Lincoln's Campaign Takes Fire from the Rear

By John A. O'Brien

Denver, Colorado

Friday, July 12, 2024


Another in a series of blogs about the tumultuous year of 1864, exactly 160 years ago.


President Lincoln was very aware of what would be his place in history if he did not have the opportunity to complete his work in a second term. He had told delegates returning from the National Union Convention that he was grateful for his nomination because his “name would go into history darkly shadowed by a fraternal war that he would be held responsible for inaugurating if he were unable to continue in office to conquer the Rebellion and restore the Union.”  

  

Confederate General Jubal Early’s raid on Washington accentuated the slow pace of military success in the summer of 1864. As it became clearer to the public that Grant was bogged down at Petersburg, morale across the north sank, again. Congressional Radicals were most disenchanted with Lincoln and focused their displeasure on trying to wrest away the policy initiative on eventual reconstruction. The Wade-Davis bill would give Congress control of reconstruction efforts. Sen. Ben Wade and Rep. Henry Winter Davis disputed that the president was being aggressive enough in demanding retribution of the southern rebels. Congress would withhold recognition of new state governments until a majority of voters had signed loyalty oaths, well above the 10% threshold described by Lincoln. The Wade-Davis bill also demanded severe penalties for government and military rebel leaders. (Neither Lincoln’s plan nor the Wade-Davis bill allowed for enfranchisement of blacks).

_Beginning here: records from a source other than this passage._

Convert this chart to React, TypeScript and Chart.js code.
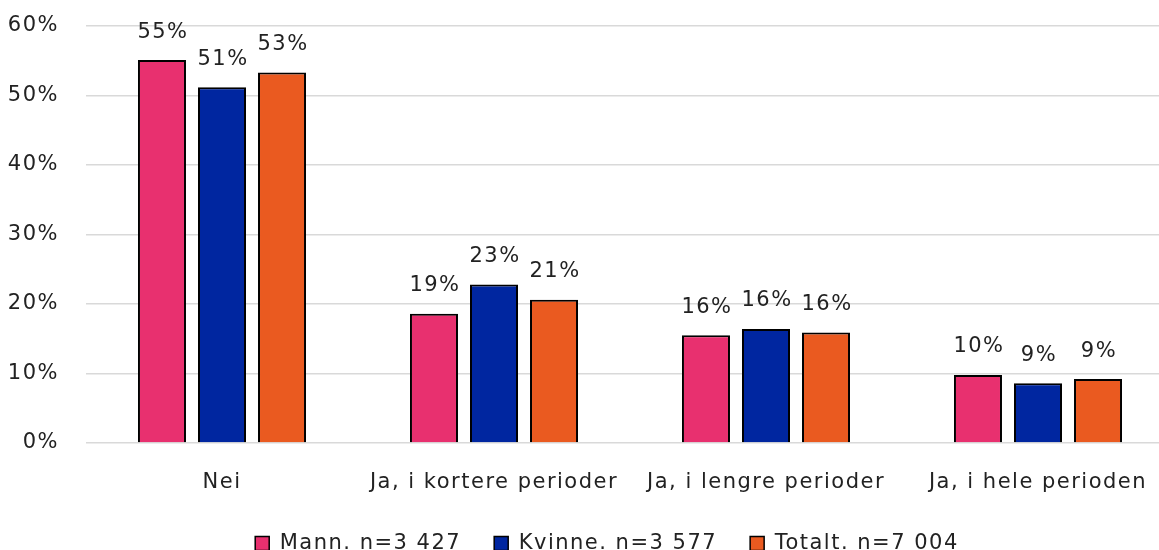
import React, { useEffect, useRef } from "react";
import { Chart, registerables } from "chart.js";

Chart.register(...registerables);

const categories = ["Nei", "Ja, i kortere perioder", "Ja, i lengre perioder", "Ja, i hele perioden"];
const seriesNames = ["Mann. n=3 427", "Kvinne. n=3 577", "Totalt. n=7 004"];
const mannValues = [55.1, 18.6, 15.5, 9.8];
const kvinneValues = [51.2, 22.8, 16.4, 8.6];
const totaltValues = [53.3, 20.6, 15.9, 9.2];
const seriesColors = ["#E8306F", "#0026A0", "#EA5A20"];
const yTicks = [0, 10, 20, 30, 40, 50, 60];

const FONT = "'DejaVu Sans', sans-serif";
const FS = 21;
const SPACING = "1.5px";

const spacingPlugin = {
  id: "spacing",
  beforeUpdate(chart: any) {
    chart.ctx.letterSpacing = SPACING;
  },
  beforeLayout(chart: any) {
    chart.ctx.letterSpacing = SPACING;
  },
  beforeDraw(chart: any) {
    chart.ctx.letterSpacing = SPACING;
    const lg = chart.legend;
    if (lg) {
      lg.top = 500;
      lg.left = 20;
      lg.right = chart.width - 2 + 20;
    }
  },
};

const legendFitPlugin = {
  id: "legendFit",
  afterInit(chart: any) {
    const lg = chart.legend;
    if (lg) {
      const orig = lg.fit.bind(lg);
      lg.fit = function () {
        orig();
        this.height = 66.8;
      };
    }
  },
};

const dataLabelPlugin = {
  id: "dataLabels",
  afterDatasetsDraw(chart: any) {
    const ctx = chart.ctx;
    ctx.save();
    ctx.font = `${FS}px ${FONT}`;
    ctx.fillStyle = "#222";
    ctx.textAlign = "center";
    ctx.textBaseline = "middle";
    chart.data.datasets.forEach((ds: any, i: number) => {
      const meta = chart.getDatasetMeta(i);
      meta.data.forEach((bar: any, j: number) => {
        const v = ds.data[j];
        ctx.fillText(`${Math.round(v)}%`, bar.x + 1, bar.y - 28);
      });
    });
    ctx.restore();
  },
};

export default function App() {
  const ref = useRef<HTMLCanvasElement>(null);
  useEffect(() => {
    if (!ref.current) return;
    const c2d = ref.current.getContext("2d") as any;
    if (c2d) c2d.letterSpacing = SPACING;
    const values = [mannValues, kvinneValues, totaltValues];
    const chart = new Chart(ref.current, {
      type: "bar",
      data: {
        labels: categories,
        datasets: seriesNames.map((name, i) => ({
          label: name,
          data: values[i],
          backgroundColor: seriesColors[i],
          borderColor: "#000",
          borderWidth: 2,
          categoryPercentage: 0.662,
          barPercentage: 0.8,
        })),
      },
      options: {
        animation: false,
        responsive: false,
        maintainAspectRatio: false,
        layout: { padding: { top: 26, right: 2, left: 0, bottom: 0 } },
        plugins: {
          legend: {
            position: "bottom",
            labels: {
              font: { family: FONT, size: FS },
              color: "#222",
              boxWidth: 14,
              boxHeight: 14,
              padding: 33,
              generateLabels(chart: any) {
                return chart.data.datasets.map((ds: any, i: number) => ({
                  text: ds.label,
                  fillStyle: ds.backgroundColor,
                  strokeStyle: "#000",
                  lineWidth: 1.5,
                  fontColor: "#222",
                  datasetIndex: i,
                  hidden: false,
                }));
              },
            },
          },
          tooltip: { enabled: false },
        },
        scales: {
          x: {
            grid: { display: true, color: "transparent", drawOnChartArea: false, drawTicks: true, tickLength: 27, tickColor: "transparent" },
            border: { display: false },
            ticks: { font: { family: FONT, size: FS }, color: "#222", padding: 0 },
          },
          y: {
            min: 0,
            max: 60,
            afterBuildTicks(axis: any) {
              axis.ticks = yTicks.map((v) => ({ value: v }));
            },
            afterFit(axis: any) {
              axis.width = 86;
            },
            grid: { color: "#D9D9D9", lineWidth: 1.5, drawTicks: true, tickLength: 27, tickColor: "transparent" },
            border: { display: false },
            ticks: {
              font: { family: FONT, size: FS },
              color: "#222",
              padding: 0,
              callback: (v: any) => `${v}%`,
            },
          },
        },
      },
      plugins: [spacingPlugin, legendFitPlugin, dataLabelPlugin],
    });
    return () => chart.destroy();
  }, []);
  return (
    <div style={{ position: "fixed", left: 0, top: 0, width: 1159, height: 550, overflow: "hidden", background: "#fff" }}>
      <canvas ref={ref} width={1176} height={562} style={{ display: "block" }} />
    </div>
  );
}
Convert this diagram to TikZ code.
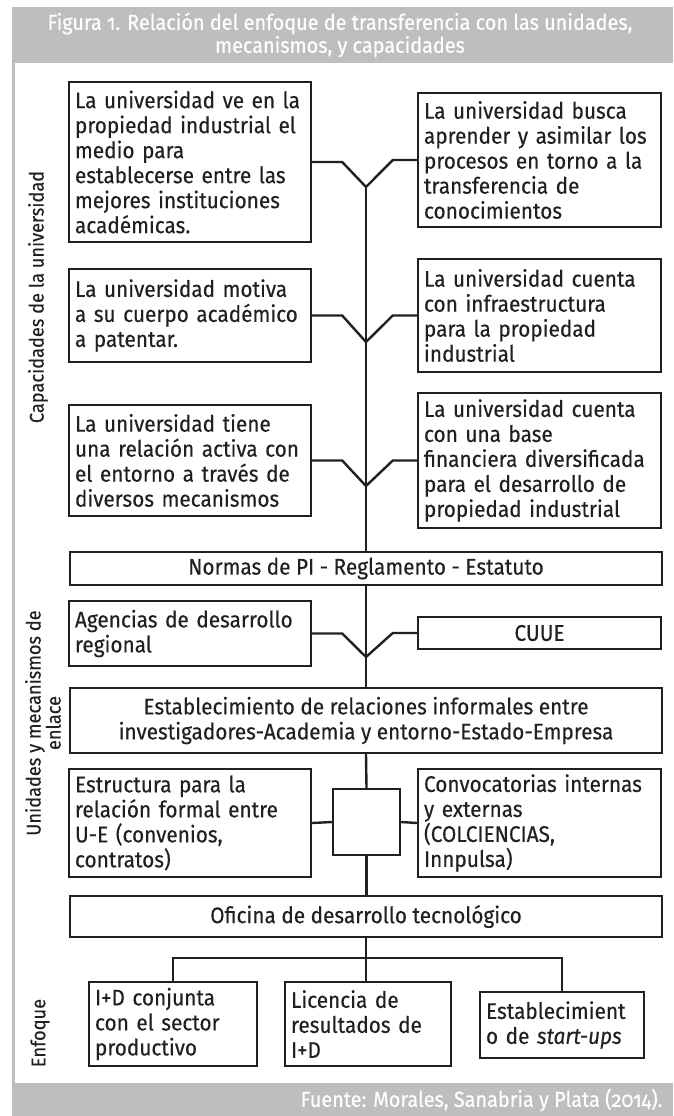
\documentclass[tikz,border=0pt]{standalone}
\usepackage{fontspec}
\setmainfont{Fira Sans}[Numbers=OldStyle, FakeStretch=0.92, FakeBold=0.3]
\usetikzlibrary{calc}
\definecolor{framegray}{HTML}{BCBEC0}
\definecolor{ink}{HTML}{231F20}
\tikzset{
  boxbase/.style={draw=ink, line width=2.4pt, inner xsep=6pt, inner ysep=2pt, text=ink,
    font=\fontsize{22.6}{25}\selectfont},
  lbox/.style={boxbase, align=left, text width=#1},
  cbox/.style={boxbase, align=center},
  conn/.style={draw=ink, line width=2.4pt, line join=miter},
  sidelabel/.style={rotate=90, text=ink, align=center, font=\fontsize{19.8}{13}\selectfont},
  whitetext/.style={text=white, font=\fontsize{21.6}{23}\selectfont}
}
\begin{document}
\begin{tikzpicture}[x=1pt,y=-1pt]
\useasboundingbox (0,0) rectangle (673,1116);
% frame
\fill[framegray] (12,7) rectangle (673,1116);
\fill[white] (15,63) rectangle (673,1083);
\node[whitetext, align=center] (title) at (340,35) {Figura 1. Relación del enfoque de transferencia con las unidades,\\mecanismos, y capacidades};
\node[whitetext, anchor=east] (source) at (666,1100) {Fuente: Morales, Sanabria y Plata (2014).};

% side labels
\node[sidelabel] (lab1) at (38,297) {Capacidades de la universidad};
\node[sidelabel] (lab2) at (43,723) {Unidades y mecanismos de\\enlace};
\node[sidelabel] (lab3) at (40,1033) {Enfoque};

% capacities
\node[lbox=230pt, minimum width=242pt, minimum height=160pt] (l1) at (190,162) {La universidad ve en la\\propiedad industrial el\\medio para\\establecerse entre las\\mejores instituciones\\académicas.};
\node[lbox=231pt, minimum width=243pt, minimum height=134pt] (r1) at (539.5,160) {La universidad busca\\aprender y asimilar los\\procesos en torno a la\\transferencia de\\conocimientos};
\node[lbox=230pt, minimum width=242pt, minimum height=93pt] (l2) at (190,315.5) {La universidad motiva\\a su cuerpo académico\\a patentar.};
\node[lbox=231pt, minimum width=243pt, minimum height=113pt] (r2) at (539.5,315.5) {La universidad cuenta\\con infraestructura\\para la propiedad\\industrial};
\node[lbox=230pt, minimum width=242pt, minimum height=111pt] (l3) at (190,460.5) {La universidad tiene\\una relación activa con\\el entorno a través de\\diversos mecanismos};
\node[lbox=231pt, minimum width=243pt, minimum height=135pt] (r3) at (539.5,460.5) {La universidad cuenta\\con una base\\financiera diversificada\\para el desarrollo de\\propiedad industrial};

% units and mechanisms
\node[cbox, minimum width=592pt, minimum height=33pt] (normas) at (366,568.5) {Normas de PI - Reglamento - Estatuto};
\node[lbox=230pt, minimum width=242pt, minimum height=65pt] (agencias) at (190,633.5) {Agencias de desarrollo\\regional};
\node[cbox, minimum width=243pt, minimum height=32pt] (cuue) at (539.5,633) {CUUE};
\node[cbox, minimum width=592pt, minimum height=65pt] (estab) at (366,720.5) {Establecimiento de relaciones informales entre\\investigadores-Academia y entorno-Estado-Empresa};
\node[lbox=230pt, minimum width=242pt, minimum height=108pt] (estruc) at (190,823) {Estructura para la\\relación formal entre\\U-E (convenios,\\contratos)};
\node[lbox=231pt, minimum width=243pt, minimum height=108pt] (convoc) at (539.5,823) {Convocatorias internas\\y externas\\(COLCIENCIAS,\\Innpulsa)};
\node[boxbase, minimum width=67pt, minimum height=66pt] (sq) at (366.5,822) {};
\node[cbox, minimum width=592pt, minimum height=41pt] (oficina) at (366,916.5) {Oficina de desarrollo tecnológico};

% approach
\node[lbox=156pt, minimum width=168pt, minimum height=84pt] (b1) at (173,1024) {I+D conjunta\\con el sector\\productivo};
\node[lbox=154pt, minimum width=166pt, minimum height=84pt] (b2) at (368,1024) {Licencia de\\resultados de\\I+D};
\node[lbox=152pt, minimum width=164pt, minimum height=66pt] (b3) at (562,1025) {Establecimient\\o de \textit{start-ups}};

% junction coordinates
\coordinate (v1) at (366,187);
\coordinate (v2) at (366,342);
\coordinate (v3) at (366,486);
\coordinate (v4) at (366,657);
\coordinate (t) at (366,958);

% V connectors
\draw[conn] (l1.east) -- ++(30,0) -- (v1) -- ($(r1.west)+(-24,0)$) -- (r1.west);
\draw[conn] (l2.east) -- ++(30,0) -- (v2) -- ($(r2.west)+(-24,0)$) -- (r2.west);
\draw[conn] (l3.east) -- ++(30,0) -- (v3) -- ($(r3.west)+(-24,0)$) -- (r3.west);
\draw[conn] (agencias.east) -- ++(30,0) -- (v4) -- ($(cuue.west)+(-24,0)$) -- (cuue.west);

% main trunk
\draw[conn] (v1) -- (v1 |- normas.north);
\draw[conn] (v1 |- normas.south) -- (v4) -- (v4 |- estab.north);
\draw[conn] (v4 |- estab.south) -- (sq.north);
\draw[conn] (sq.west) -- (estruc.east);
\draw[conn] (sq.east) -- (convoc.west);
\draw[conn] (sq.south) -- (sq.south |- oficina.north);
\draw[conn] (t |- oficina.south) -- (t);
\draw[conn] (b1.north) -- (b1.north |- t) -- (b3.north |- t) -- (b3.north);
\draw[conn] (t) -- (b2.north -| t);
\end{tikzpicture}
\end{document}
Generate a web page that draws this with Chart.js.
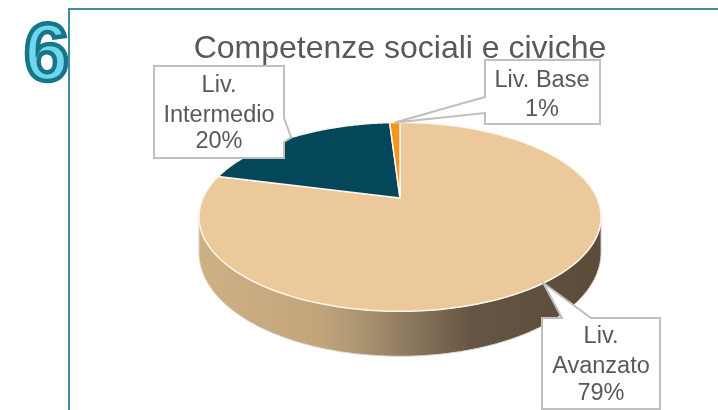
<!DOCTYPE html>
<html>
<head>
<meta charset="utf-8">
<script src="https://cdn.jsdelivr.net/npm/chart.js@4"></script>
<style>
    html, body { margin:0; padding:0; background:#fff; overflow:hidden; }
    #wrap { position:relative; width:718px; height:410px; }
    #panel { position:absolute; left:68px; top:8px; width:660px; height:420px; border:2px solid #3f8e9e; box-sizing:border-box; }
    #num { position:absolute; left:24px; top:6px; font:bold 81px "Liberation Sans"; line-height:92px; color:#6fd6ec; -webkit-text-stroke:4.5px #17758a; }
    canvas { position:absolute; left:0; top:0; }
</style>
</head>
<body>
<div id="wrap">
    <div id="num">6</div>
    <div id="panel"></div>
    <canvas id="pieChart" width="718" height="410"></canvas>
</div>
<script>
const chartTitle = "Competenze sociali e civiche";
const levels = ["Liv. Avanzato", "Liv. Intermedio", "Liv. Base"];
const percents = [79, 20, 1];
const sliceColors = ["#ebc99b", "#04475a", "#f7941e"];

// tilted disc: projective map, near side is bigger
const TILT = 0.2;
const FLAT = 0.46;

function rimPoint(el, angle, radius) {
    const w = 1 - TILT * Math.sin(angle);
    return {
        x: el.x + radius * Math.cos(angle) / w,
        y: el.y + radius * FLAT * Math.sin(angle) / w
    };
}

Chart.ArcElement.prototype.draw = function (ctx) {
    const p = this.getProps(["x", "y", "startAngle", "endAngle", "outerRadius"]);
    ctx.save();
    ctx.beginPath();
    ctx.moveTo(p.x, p.y);
    for (let i = 0; i <= 120; i++) {
        const pt = rimPoint(p, p.startAngle + (p.endAngle - p.startAngle) * i / 120, p.outerRadius);
        ctx.lineTo(pt.x, pt.y);
    }
    ctx.closePath();
    ctx.fillStyle = this.options.backgroundColor;
    ctx.fill();
    ctx.lineWidth = this.options.borderWidth;
    ctx.strokeStyle = this.options.borderColor;
    ctx.lineJoin = "round";
    ctx.stroke();
    ctx.restore();
};

// side wall of the pie
const wallPlugin = {
    id: "wall",
    beforeDatasetsDraw(chart) {
        const el = chart.getDatasetMeta(0).data[0];
        const ctx = chart.ctx;
        const a0 = Math.asin(TILT);
        const a1 = Math.PI - a0;
        const top = [], bottom = [];
        for (let i = 0; i <= 100; i++) {
            const a = a0 + (a1 - a0) * i / 100;
            const pt = rimPoint(el, a, el.outerRadius);
            top.push(pt);
            bottom.push({ x: pt.x, y: pt.y + 33 + 12 * Math.sin(a) });
        }
        const grad = ctx.createLinearGradient(198, 0, 601, 0);
        grad.addColorStop(0, "#cdb084");
        grad.addColorStop(0.3, "#c3a57c");
        grad.addColorStop(0.42, "#a89170");
        grad.addColorStop(0.55, "#85725a");
        grad.addColorStop(0.68, "#655543");
        grad.addColorStop(1, "#5b4c3a");
        ctx.save();
        ctx.beginPath();
        top.forEach((pt, i) => i ? ctx.lineTo(pt.x, pt.y) : ctx.moveTo(pt.x, pt.y));
        bottom.reverse().forEach(pt => ctx.lineTo(pt.x, pt.y));
        ctx.closePath();
        ctx.fillStyle = grad;
        ctx.fill();
        ctx.strokeStyle = "#ddd8d0";
        ctx.lineWidth = 1;
        ctx.stroke();
        ctx.restore();
    }
};

// callout boxes, pointer tip sits on the rim at the middle of each slice
const callouts = [
    { box: [542, 318, 118, 91], side: "top", gap: [562, 591], textX: 601, lines: [343, 373, 400], wrap: true },
    { box: [154, 66, 130, 92], side: "right", gap: [118, 142], textX: 219, lines: [92, 122, 148], wrap: true },
    { box: [485, 60, 115, 64], side: "left", gap: [97, 113], textX: 542, lines: [87, 116], wrap: false }
];

const calloutPlugin = {
    id: "callouts",
    afterDatasetsDraw(chart) {
        const ctx = chart.ctx;
        chart.getDatasetMeta(0).data.forEach((el, i) => {
            const c = callouts[i];
            const [x, y, w, h] = c.box;
            const tip = rimPoint(el, (el.startAngle + el.endAngle) / 2, el.outerRadius);
            ctx.save();
            ctx.beginPath();
            ctx.moveTo(x, y);
            if (c.side === "top") {
                ctx.lineTo(c.gap[0], y);
                ctx.lineTo(tip.x, tip.y);
                ctx.lineTo(c.gap[1], y);
            }
            ctx.lineTo(x + w, y);
            if (c.side === "right") {
                ctx.lineTo(x + w, c.gap[0]);
                ctx.lineTo(tip.x, tip.y);
                ctx.lineTo(x + w, c.gap[1]);
            }
            ctx.lineTo(x + w, y + h);
            ctx.lineTo(x, y + h);
            if (c.side === "left") {
                ctx.lineTo(x, c.gap[1]);
                ctx.lineTo(tip.x, tip.y);
                ctx.lineTo(x, c.gap[0]);
            }
            ctx.closePath();
            ctx.fillStyle = "#ffffff";
            ctx.fill();
            ctx.strokeStyle = "#bfbfbf";
            ctx.lineWidth = 2;
            ctx.stroke();

            const name = levels[i];
            const rows = c.wrap ? name.split(" ") : [name];
            rows.push(percents[i] + "%");
            ctx.fillStyle = "#595959";
            ctx.font = '23.5px "Liberation Sans"';
            ctx.textAlign = "center";
            rows.forEach((row, j) => ctx.fillText(row, c.textX, c.lines[j]));
            ctx.restore();
        });
    }
};

new Chart(document.getElementById("pieChart"), {
    type: "pie",
    data: {
        labels: levels,
        datasets: [{
            data: percents,
            backgroundColor: sliceColors,
            borderColor: "#fbf6ec",
            borderWidth: 1.5
        }]
    },
    options: {
        responsive: false,
        animation: false,
        radius: 197,
        layout: { padding: { left: 82, right: 0, top: 0, bottom: 84 } },
        plugins: {
            legend: { display: false },
            tooltip: { enabled: false },
            title: {
                display: true,
                text: chartTitle,
                color: "#595959",
                font: { family: "Liberation Sans", size: 32, weight: "normal" },
                padding: { top: 30, bottom: 1.6 }
            }
        }
    },
    plugins: [wallPlugin, calloutPlugin]
});
</script>
</body>
</html>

Senator "Bluff" Ben Wade of Ohio and Rep. Henry Winter Davis of Maryland. (Library of Congress)

Radical leaders in Lincoln’s governing coalition were disgusted by the president’s veto of the bill. The reaction of Congress was severe with several members declaring against Lincoln’s election and even calling for his impeachment. John Hay advised Lincoln that the Radicals were out of touch with public sentiment. Lincoln responded that he was still aware that their anger “can do harm” in the election. And regardless of that, Lincoln said, “I must keep some standard of principle fixed within myself.” The breadth of the reaction prompted the New York Herald to be the first to predict that Lincoln would not be re-elected.  


On August 4, 1864, Wade and Davis released a blistering response to Lincoln’s veto. The Wade-Davis Manifesto was intended to trigger a dump-Lincoln movement just three months before the election. Davis proposed to the abolitionists that they dump Fremont so that all could work together to replace Lincoln on the ballot before the end of August. Even Charles Sumner believed that the president should step down to make way “for any of 100 names.” Petitions began to arrive that decried Lincoln’s “indecision of character” and “the large preponderance of that particular element known as the milk of human kindness, in his disposition.” Director of the Government Printing Office, John Defrees remarked on the irony “that most of the opposition to Mr. Lincoln is to be found among the very men who were loudest in their commendations of the proclamation of freedom, as they called it.” Having read the manifesto on August 5, Lincoln vowed that he was not going anywhere.


How could Lincoln alter this momentum for his defeat? The pressure to remove him from the presidential ballot would only increase throughout August as frustrations about the progress of the war and Lincoln’s seeming passive temperament continued to boil.